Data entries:

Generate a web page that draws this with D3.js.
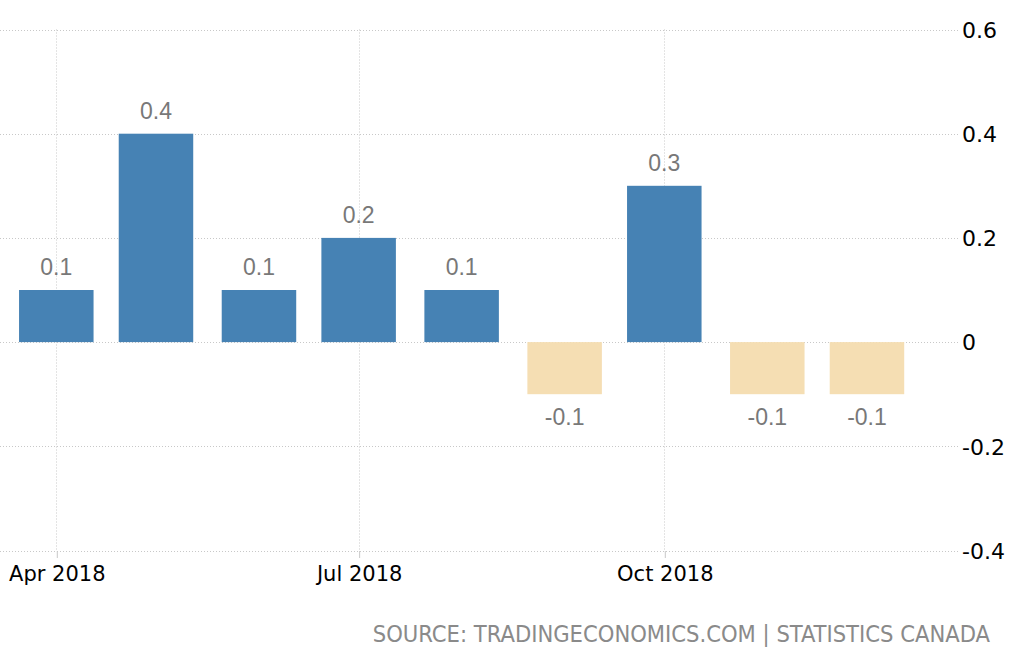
<!DOCTYPE html>
<html>
<head>
<meta charset="utf-8">
<script src="https://cdn.jsdelivr.net/npm/d3@7"></script>
<style>
  html, body { margin: 0; padding: 0; background: #fff; }
  svg { display: block; }
</style>
</head>
<body>
<svg id="chart" width="1033" height="654"></svg>
<script>
const months = ["2018-04-01","2018-05-01","2018-06-01","2018-07-01","2018-08-01","2018-09-01","2018-10-01","2018-11-01","2018-12-01"];
const values = [0.1, 0.4, 0.1, 0.2, 0.1, -0.1, 0.3, -0.1, -0.1];
const yTicks = [-0.4, -0.2, 0, 0.2, 0.4, 0.6];
const xTickDates = ["2018-04-01","2018-07-01","2018-10-01"];
const xTickLabels = ["Apr 2018","Jul 2018","Oct 2018"];
const sourceText = "SOURCE: TRADINGECONOMICS.COM | STATISTICS CANADA";

const parse = d3.utcParse("%Y-%m-%d");
const data = months.map((m, i) => ({date: parse(m), value: values[i]}));
const fmt = v => v === 0 ? "0" : d3.format(".1f")(v).replace("\u2212", "-");

const svg = d3.select("#chart");
const plotLeft = 0, plotRight = 958, plotTop = 29.5, plotBottom = 550.5;

const x = d3.scaleUtc()
  .domain([parse("2018-04-01"), parse("2018-10-01")])
  .range([56.3, 664.3]);
const y = d3.scaleLinear().domain([-0.4, 0.6]).range([plotBottom, plotTop]);
const barW = 74.5;

// horizontal gridlines
svg.append("g").selectAll("line").data(yTicks).join("line")
  .attr("x1", plotLeft).attr("x2", plotRight)
  .attr("y1", d => Math.round(y(d)) + 0.5).attr("y2", d => Math.round(y(d)) + 0.5)
  .attr("stroke", "#c8c8c8").attr("stroke-width", 1).attr("stroke-dasharray", "1,2");

// vertical gridlines
const xt = xTickDates.map(parse);
svg.append("g").selectAll("line").data(xt).join("line")
  .attr("x1", d => Math.round(x(d)) + 0.5).attr("x2", d => Math.round(x(d)) + 0.5)
  .attr("y1", plotTop).attr("y2", plotBottom)
  .attr("stroke", "#c8c8c8").attr("stroke-width", 1).attr("stroke-dasharray", "1,2");

// bars
svg.append("g").selectAll("rect").data(data).join("rect")
  .attr("x", d => x(d.date) - barW / 2)
  .attr("width", barW)
  .attr("y", d => y(Math.max(0, d.value)))
  .attr("height", d => Math.abs(y(d.value) - y(0)))
  .attr("fill", d => d.value >= 0 ? "#4682B4" : "#F5DEB3");

// bar labels
svg.append("g").selectAll("text").data(data).join("text")
  .attr("x", d => x(d.date))
  .attr("y", d => d.value >= 0 ? y(d.value) - 15 : y(d.value) + 31)
  .attr("text-anchor", "middle")
  .attr("font-family", "Liberation Sans, Arial, sans-serif")
  .attr("font-size", 23)
  .attr("fill", "#787878")
  .text(d => fmt(d.value));

// x axis
const xAxis = d3.axisBottom(x).tickValues(xt)
  .tickFormat((d, i) => xTickLabels[i]).tickSize(7).tickPadding(8);
const gx = svg.append("g").attr("transform", `translate(0.5,${Math.round(plotBottom)})`).call(xAxis);
gx.select(".domain").remove();
gx.selectAll(".tick line").attr("stroke", "#c8c8c8");
gx.selectAll(".tick text")
  .attr("font-family", "DejaVu Sans, sans-serif").attr("font-size", 21).attr("fill", "#000");

// y axis (right, left-aligned labels)
const yAxis = d3.axisRight(y).tickValues(yTicks)
  .tickFormat(fmt).tickSize(0).tickPadding(0);
const gy = svg.append("g").attr("transform", `translate(962,0)`).call(yAxis);
gy.select(".domain").remove();
gy.selectAll(".tick text")
  .attr("font-family", "DejaVu Sans, sans-serif").attr("font-size", 22).attr("fill", "#000")
  .attr("text-anchor", "start").attr("dy", "0.35em");

// source
svg.append("text")
  .attr("x", 990).attr("y", 642)
  .attr("text-anchor", "end")
  .attr("font-family", "DejaVu Sans Condensed, DejaVu Sans, sans-serif")
  .attr("font-size", 23.5)
  .attr("fill", "#8a8a8a")
  .text(sourceText);
</script>
</body>
</html>
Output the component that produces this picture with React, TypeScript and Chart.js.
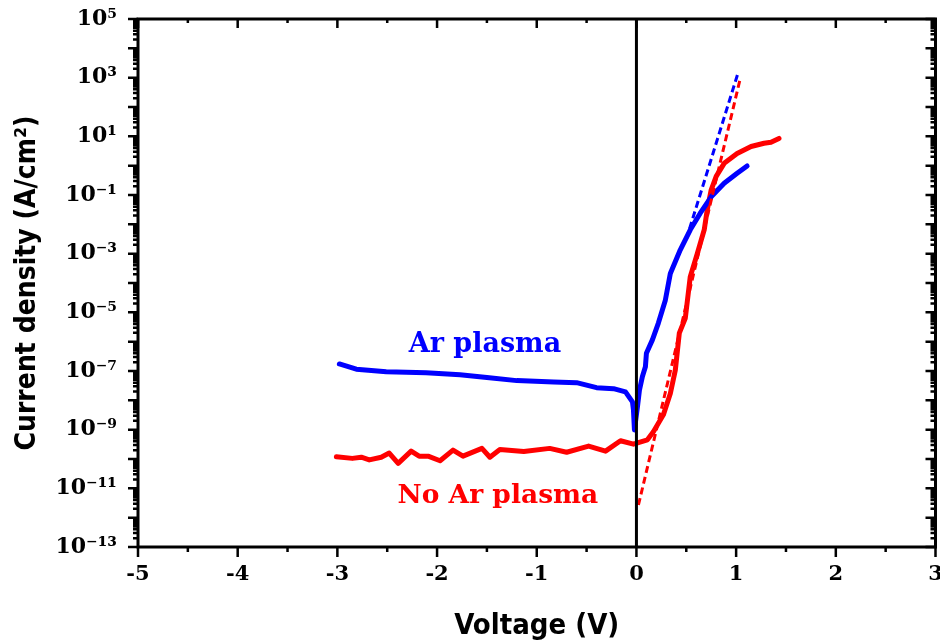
import React, { useEffect, useRef } from 'react';
import { Chart, registerables } from 'chart.js';

Chart.register(...registerables);

// Ar plasma (blue) — voltage (V) and current density (A/cm²)
const arV = [-2.98, -2.81, -2.51, -2.11, -1.77, -1.5, -1.2, -0.83, -0.6, -0.4, -0.23, -0.11, -0.04, -0.03, -0.02, 0.01, 0.03, 0.06, 0.09, 0.1, 0.16, 0.22, 0.26, 0.29, 0.34, 0.44, 0.54, 0.64, 0.75, 0.88, 1.01, 1.11];
const arJ = [1.74e-7, 1.15e-7, 9.5e-8, 8.7e-8, 7.4e-8, 6.0e-8, 4.7e-8, 4.2e-8, 4.0e-8, 2.7e-8, 2.5e-8, 1.95e-8, 8.9e-9, 4.7e-9, 9.8e-10, 6.0e-9, 2.2e-8, 6.5e-8, 1.4e-7, 4.0e-7, 1.15e-6, 4.3e-6, 1.2e-5, 2.6e-5, 2.1e-4, 1.35e-3, 6.5e-3, 0.024, 0.087, 0.25, 0.55, 0.98];

// No Ar plasma (red)
const noArV = [-3.01, -2.85, -2.76, -2.68, -2.56, -2.48, -2.39, -2.26, -2.18, -2.09, -1.97, -1.84, -1.74, -1.55, -1.47, -1.37, -1.13, -0.87, -0.7, -0.48, -0.31, -0.16, -0.03, 0.11, 0.17, 0.27, 0.34, 0.39, 0.43, 0.49, 0.54, 0.61, 0.68, 0.71, 0.75, 0.8, 0.88, 1.01, 1.15, 1.28, 1.35, 1.43];
const noArJ = [1.2e-10, 1.05e-10, 1.15e-10, 9.3e-11, 1.15e-10, 1.6e-10, 7.1e-11, 1.85e-10, 1.25e-10, 1.25e-10, 8.7e-11, 2.0e-10, 1.25e-10, 2.3e-10, 1.15e-10, 2.1e-10, 1.8e-10, 2.3e-10, 1.7e-10, 2.75e-10, 1.85e-10, 4.2e-10, 3.2e-10, 4.5e-10, 8.5e-10, 3.2e-9, 1.7e-8, 1.07e-7, 1.95e-6, 6.3e-6, 1.65e-4, 1.0e-3, 6.5e-3, 0.031, 0.15, 0.43, 1.2, 2.6, 4.5, 5.8, 6.3, 8.5];

// Linear (exponential) fits, dashed
const arFitV = [0.5, 1.02];
const arFitJ = [3.1e-3, 1.48e3];
const noArFitV = [0.02, 1.04];
const noArFitJ = [2.7e-12, 890];

// Zero-voltage reference line
const zeroV = [0, 0];
const zeroJ = [1e-13, 1e5];

// Axis ticks
const xTicks = [-5, -4, -3, -2, -1, 0, 1, 2, 3];
const xMinorTicks = [-4.5, -3.5, -2.5, -1.5, -0.5, 0.5, 1.5, 2.5];
const yTickExps = [5, 3, 1, -1, -3, -5, -7, -9, -11, -13];
const yDecadeExps = [-13, -12, -11, -10, -9, -8, -7, -6, -5, -4, -3, -2, -1, 0, 1, 2, 3, 4, 5];

// Annotations
const labels = [
  { text: 'Ar plasma', x: -1.52, y: 4.5e-7, color: '#0000ff', size: 27 },
  { text: 'No Ar plasma', x: -1.39, y: 3.2e-12, color: '#ff0000', size: 26.5 },
];

const SERIF = '"DejaVu Serif", serif';
const COND = '"DejaVu Sans Condensed", "DejaVu Sans", sans-serif';

const SUP: Record<string, string> = { '-': '⁻', '0': '⁰', '1': '¹', '2': '²', '3': '³', '4': '⁴', '5': '⁵', '6': '⁶', '7': '⁷', '8': '⁸', '9': '⁹' };
const sup = (n: number) => String(n).split('').map((c) => SUP[c] || c).join('');

const zip = (xs: number[], ys: number[]) => xs.map((x, i) => ({ x, y: ys[i] }));

const framePlugin = {
  id: 'frameTicks',
  afterDatasetsDraw(chart: any) {
    const { ctx, chartArea, scales } = chart;
    const { left, right, top, bottom } = chartArea;
    const xs = scales.x;
    const ys = scales.y;
    ctx.save();
    // annotations
    ctx.textAlign = 'center';
    ctx.textBaseline = 'alphabetic';
    labels.forEach((l) => {
      ctx.font = `bold ${l.size}px ${SERIF}`;
      ctx.fillStyle = l.color;
      ctx.fillText(l.text, xs.getPixelForValue(l.x), ys.getPixelForValue(l.y));
    });
    ctx.strokeStyle = '#000';
    ctx.lineWidth = 2.5;
    ctx.beginPath();
    // x ticks
    xTicks.forEach((v) => {
      const px = xs.getPixelForValue(v);
      ctx.moveTo(px, bottom); ctx.lineTo(px, bottom + 10);
      ctx.moveTo(px, top); ctx.lineTo(px, top + 9);
    });
    xMinorTicks.forEach((v) => {
      const px = xs.getPixelForValue(v);
      ctx.moveTo(px, bottom); ctx.lineTo(px, bottom + 5);
      ctx.moveTo(px, top); ctx.lineTo(px, top + 4);
    });
    // y ticks
    yDecadeExps.forEach((e) => {
      const py = ys.getPixelForValue(Math.pow(10, e));
      ctx.moveTo(left, py); ctx.lineTo(left - 10, py);
      ctx.moveTo(right, py); ctx.lineTo(right - 10, py);
      if (e < 5) {
        for (let m = 2; m <= 9; m++) {
          const pm = ys.getPixelForValue(m * Math.pow(10, e));
          ctx.moveTo(left, pm); ctx.lineTo(left - 5, pm);
          ctx.moveTo(right, pm); ctx.lineTo(right - 5, pm);
        }
      }
    });
    ctx.stroke();
    ctx.lineWidth = 3;
    ctx.strokeRect(left, top, right - left, bottom - top);
    ctx.restore();
  },
};

export default function App() {
  const ref = useRef<HTMLCanvasElement>(null);
  useEffect(() => {
    if (!ref.current) return;
    const chart = new Chart(ref.current, {
      type: 'scatter',
      data: {
        datasets: [
          { label: 'zero', data: zip(zeroV, zeroJ), showLine: true, borderColor: '#000', borderWidth: 3, pointRadius: 0, order: 0 },
          { label: 'Ar fit', data: zip(arFitV, arFitJ), showLine: true, borderColor: '#0000ff', borderWidth: 3, borderDash: [7, 4], pointRadius: 0, order: 1 },
          { label: 'No Ar fit', data: zip(noArFitV, noArFitJ), showLine: true, borderColor: '#ff0000', borderWidth: 3, borderDash: [7, 4], pointRadius: 0, order: 1 },
          { label: 'Ar plasma', data: zip(arV, arJ), showLine: true, borderColor: '#0000ff', borderWidth: 5, pointRadius: 0, borderJoinStyle: 'round', borderCapStyle: 'round', order: 2 },
          { label: 'No Ar plasma', data: zip(noArV, noArJ), showLine: true, borderColor: '#ff0000', borderWidth: 5, pointRadius: 0, borderJoinStyle: 'round', borderCapStyle: 'round', order: 3 },
        ],
      },
      options: {
        animation: false,
        responsive: true,
        maintainAspectRatio: false,
        layout: { padding: { top: 19, right: 4.5, left: 0, bottom: 0 } },
        plugins: { legend: { display: false }, tooltip: { enabled: false } },
        scales: {
          x: {
            type: 'linear',
            min: -5,
            max: 3,
            afterBuildTicks: (s: any) => { s.ticks = xTicks.map((v) => ({ value: v })); },
            afterFit: (s: any) => { s.height = 94; s.paddingLeft = 0; s.paddingRight = 0; },
            grid: { display: false, drawTicks: false },
            border: { display: false },
            ticks: { color: '#000', padding: 15, font: { family: SERIF, weight: 'bold', size: 21 }, callback: (v: any) => String(v) },
            title: { display: true, text: 'Voltage (V)', color: '#000', font: { family: COND, weight: 'bold', size: 29 }, padding: { top: 0, bottom: -3 } },
          },
          y: {
            type: 'logarithmic',
            min: 1e-13,
            max: 1e5,
            afterBuildTicks: (s: any) => { s.ticks = yTickExps.map((e) => ({ value: Math.pow(10, e) })); },
            afterFit: (s: any) => { s.width = 138; s.paddingTop = 0; s.paddingBottom = 0; },
            grid: { display: false, drawTicks: false },
            border: { display: false },
            ticks: { color: '#000', padding: 21, font: { family: SERIF, weight: 'bold', size: 22 }, callback: (v: any) => '10' + sup(Math.round(Math.log10(Number(v)))) },
            title: { display: true, text: 'Current density (A/cm²)', color: '#000', font: { family: COND, weight: 'bold', size: 28 }, padding: { top: 11, bottom: 0 } },
          },
        },
      },
      plugins: [framePlugin],
    } as any);
    return () => chart.destroy();
  }, []);
  return (
    <div style={{ position: 'fixed', left: 0, top: 0, width: 940, height: 641, background: '#fff' }}>
      <canvas ref={ref} />
    </div>
  );
}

[WRITTEN TASK]
Give the number of lines in the listing above that hold the string "React", with nothing else.

[OUTPUT FOR THIS EXERCISE]
2